▸ **INSTRUCTION**
Show every line in the records below that contains the word "Clone".
/---
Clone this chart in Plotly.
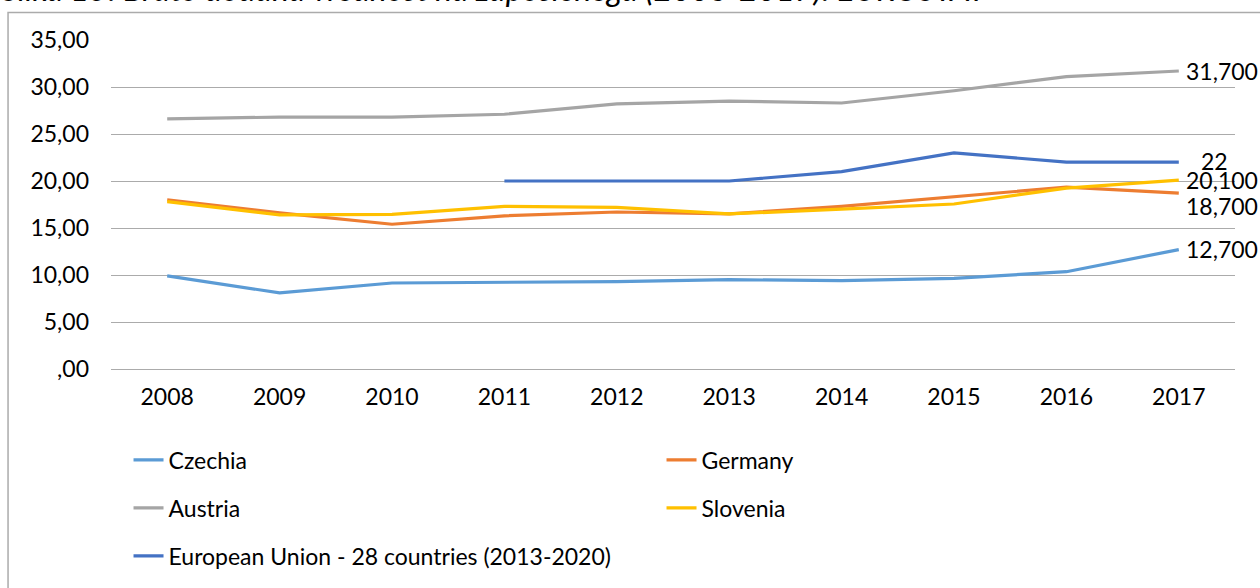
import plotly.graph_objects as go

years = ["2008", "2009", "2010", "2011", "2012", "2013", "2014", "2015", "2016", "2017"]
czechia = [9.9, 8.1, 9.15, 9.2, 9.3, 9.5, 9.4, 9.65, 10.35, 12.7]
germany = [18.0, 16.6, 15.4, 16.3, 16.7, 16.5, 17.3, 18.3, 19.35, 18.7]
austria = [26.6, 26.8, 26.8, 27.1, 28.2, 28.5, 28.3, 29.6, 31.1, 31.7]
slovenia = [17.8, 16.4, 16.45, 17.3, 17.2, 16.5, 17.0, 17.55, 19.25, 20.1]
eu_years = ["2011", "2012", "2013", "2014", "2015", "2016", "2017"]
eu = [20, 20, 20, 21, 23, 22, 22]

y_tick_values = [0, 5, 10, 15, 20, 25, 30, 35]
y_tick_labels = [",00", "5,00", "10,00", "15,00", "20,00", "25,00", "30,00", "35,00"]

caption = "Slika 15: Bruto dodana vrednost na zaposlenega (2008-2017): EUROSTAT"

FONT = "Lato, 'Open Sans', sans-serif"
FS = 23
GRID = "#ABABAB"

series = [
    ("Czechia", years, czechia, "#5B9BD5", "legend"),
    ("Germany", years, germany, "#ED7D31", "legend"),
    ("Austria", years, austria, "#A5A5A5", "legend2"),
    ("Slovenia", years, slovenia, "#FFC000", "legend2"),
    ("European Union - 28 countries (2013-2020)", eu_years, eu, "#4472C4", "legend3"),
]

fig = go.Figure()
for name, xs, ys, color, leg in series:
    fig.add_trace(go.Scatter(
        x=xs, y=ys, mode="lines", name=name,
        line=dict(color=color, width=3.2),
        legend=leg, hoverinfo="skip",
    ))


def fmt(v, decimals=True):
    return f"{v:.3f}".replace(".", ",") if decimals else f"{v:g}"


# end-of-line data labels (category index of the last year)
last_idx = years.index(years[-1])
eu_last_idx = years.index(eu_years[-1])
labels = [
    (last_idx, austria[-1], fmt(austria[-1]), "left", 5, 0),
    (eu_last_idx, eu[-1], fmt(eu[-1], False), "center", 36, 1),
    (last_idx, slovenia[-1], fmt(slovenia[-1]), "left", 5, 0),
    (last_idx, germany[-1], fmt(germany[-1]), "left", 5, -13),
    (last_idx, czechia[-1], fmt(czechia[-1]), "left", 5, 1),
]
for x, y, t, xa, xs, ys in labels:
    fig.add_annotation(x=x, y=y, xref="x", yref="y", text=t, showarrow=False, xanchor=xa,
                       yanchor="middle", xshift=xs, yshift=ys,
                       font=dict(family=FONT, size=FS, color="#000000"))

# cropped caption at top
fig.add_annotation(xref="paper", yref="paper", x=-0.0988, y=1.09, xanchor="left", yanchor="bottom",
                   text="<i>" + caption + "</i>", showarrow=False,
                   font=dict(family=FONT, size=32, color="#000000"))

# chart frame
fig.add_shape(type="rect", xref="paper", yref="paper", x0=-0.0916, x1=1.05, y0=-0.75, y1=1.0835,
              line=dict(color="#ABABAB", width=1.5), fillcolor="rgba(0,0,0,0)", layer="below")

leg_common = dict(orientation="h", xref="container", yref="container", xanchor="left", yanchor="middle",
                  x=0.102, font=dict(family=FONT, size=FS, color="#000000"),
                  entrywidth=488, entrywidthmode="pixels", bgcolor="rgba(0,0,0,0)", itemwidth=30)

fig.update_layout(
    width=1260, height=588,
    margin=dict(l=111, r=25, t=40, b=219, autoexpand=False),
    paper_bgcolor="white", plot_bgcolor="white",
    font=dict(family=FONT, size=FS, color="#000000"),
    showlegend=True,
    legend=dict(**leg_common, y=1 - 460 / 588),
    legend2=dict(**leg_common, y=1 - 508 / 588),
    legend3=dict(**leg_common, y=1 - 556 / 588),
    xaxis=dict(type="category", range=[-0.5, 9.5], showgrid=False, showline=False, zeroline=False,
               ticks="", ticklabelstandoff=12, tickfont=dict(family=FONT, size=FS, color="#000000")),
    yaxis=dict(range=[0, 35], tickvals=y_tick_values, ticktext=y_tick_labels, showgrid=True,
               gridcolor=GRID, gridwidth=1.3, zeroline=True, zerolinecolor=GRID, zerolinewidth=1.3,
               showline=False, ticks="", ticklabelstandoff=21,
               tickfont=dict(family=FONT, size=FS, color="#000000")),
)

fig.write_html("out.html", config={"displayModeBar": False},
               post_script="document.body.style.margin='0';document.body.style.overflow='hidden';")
\---
/---
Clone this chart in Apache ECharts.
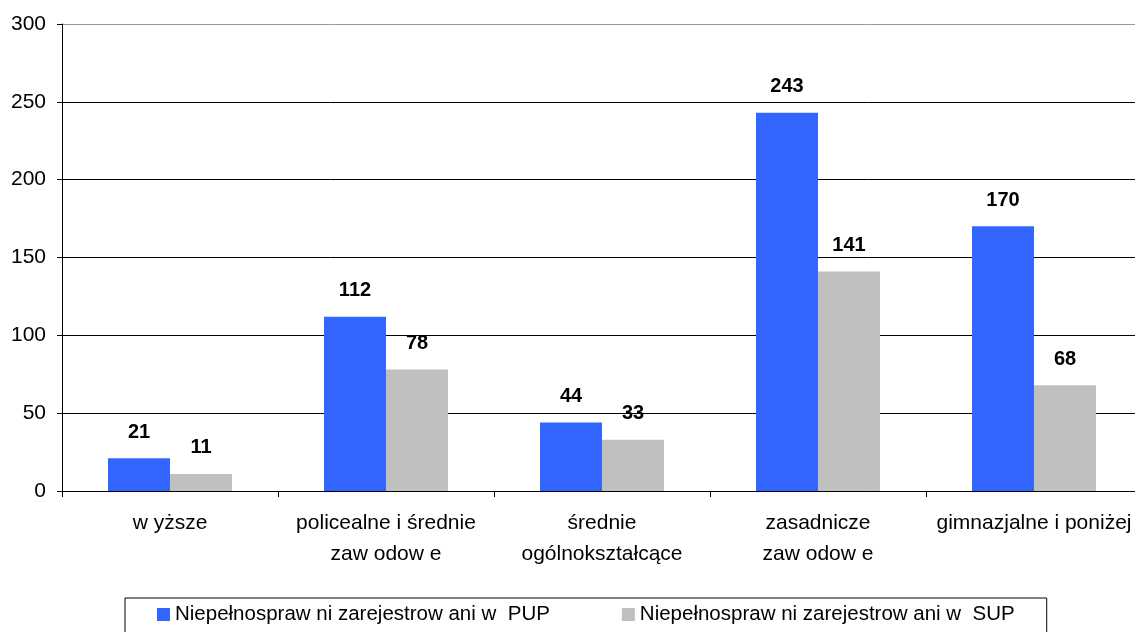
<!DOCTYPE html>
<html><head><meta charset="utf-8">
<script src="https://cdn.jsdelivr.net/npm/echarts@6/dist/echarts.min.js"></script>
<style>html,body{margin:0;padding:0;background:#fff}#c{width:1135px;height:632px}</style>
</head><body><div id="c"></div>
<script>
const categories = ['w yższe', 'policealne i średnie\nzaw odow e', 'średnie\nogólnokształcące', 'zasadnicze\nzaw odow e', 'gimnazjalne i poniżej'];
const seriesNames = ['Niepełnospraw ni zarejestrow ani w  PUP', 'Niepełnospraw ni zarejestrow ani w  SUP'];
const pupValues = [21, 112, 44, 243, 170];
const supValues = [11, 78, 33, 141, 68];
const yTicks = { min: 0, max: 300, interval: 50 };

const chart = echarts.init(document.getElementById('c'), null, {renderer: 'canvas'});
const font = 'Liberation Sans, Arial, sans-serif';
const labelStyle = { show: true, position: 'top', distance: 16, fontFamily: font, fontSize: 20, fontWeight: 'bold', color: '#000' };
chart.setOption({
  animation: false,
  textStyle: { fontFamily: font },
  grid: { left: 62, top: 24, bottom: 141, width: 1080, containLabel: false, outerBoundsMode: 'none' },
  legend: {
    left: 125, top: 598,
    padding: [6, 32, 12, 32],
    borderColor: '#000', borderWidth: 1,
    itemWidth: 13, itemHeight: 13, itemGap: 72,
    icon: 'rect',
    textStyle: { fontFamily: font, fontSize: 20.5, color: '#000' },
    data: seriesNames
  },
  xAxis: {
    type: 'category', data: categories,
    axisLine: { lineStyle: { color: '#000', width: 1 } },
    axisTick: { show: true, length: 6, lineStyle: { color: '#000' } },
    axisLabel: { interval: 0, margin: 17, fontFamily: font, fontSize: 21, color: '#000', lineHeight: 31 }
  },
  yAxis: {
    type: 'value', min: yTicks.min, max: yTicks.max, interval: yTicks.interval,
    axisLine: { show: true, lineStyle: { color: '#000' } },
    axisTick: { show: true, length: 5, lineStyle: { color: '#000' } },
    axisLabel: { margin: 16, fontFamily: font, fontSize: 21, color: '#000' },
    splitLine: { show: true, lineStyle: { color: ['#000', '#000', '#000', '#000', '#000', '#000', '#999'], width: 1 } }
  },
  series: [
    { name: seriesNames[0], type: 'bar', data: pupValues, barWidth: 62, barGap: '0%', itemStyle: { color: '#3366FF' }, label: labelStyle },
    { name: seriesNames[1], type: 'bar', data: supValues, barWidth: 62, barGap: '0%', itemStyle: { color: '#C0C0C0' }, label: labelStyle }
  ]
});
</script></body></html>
\---
▸ **FINAL RESULT**
Clone this chart in Plotly.
Clone this chart in Apache ECharts.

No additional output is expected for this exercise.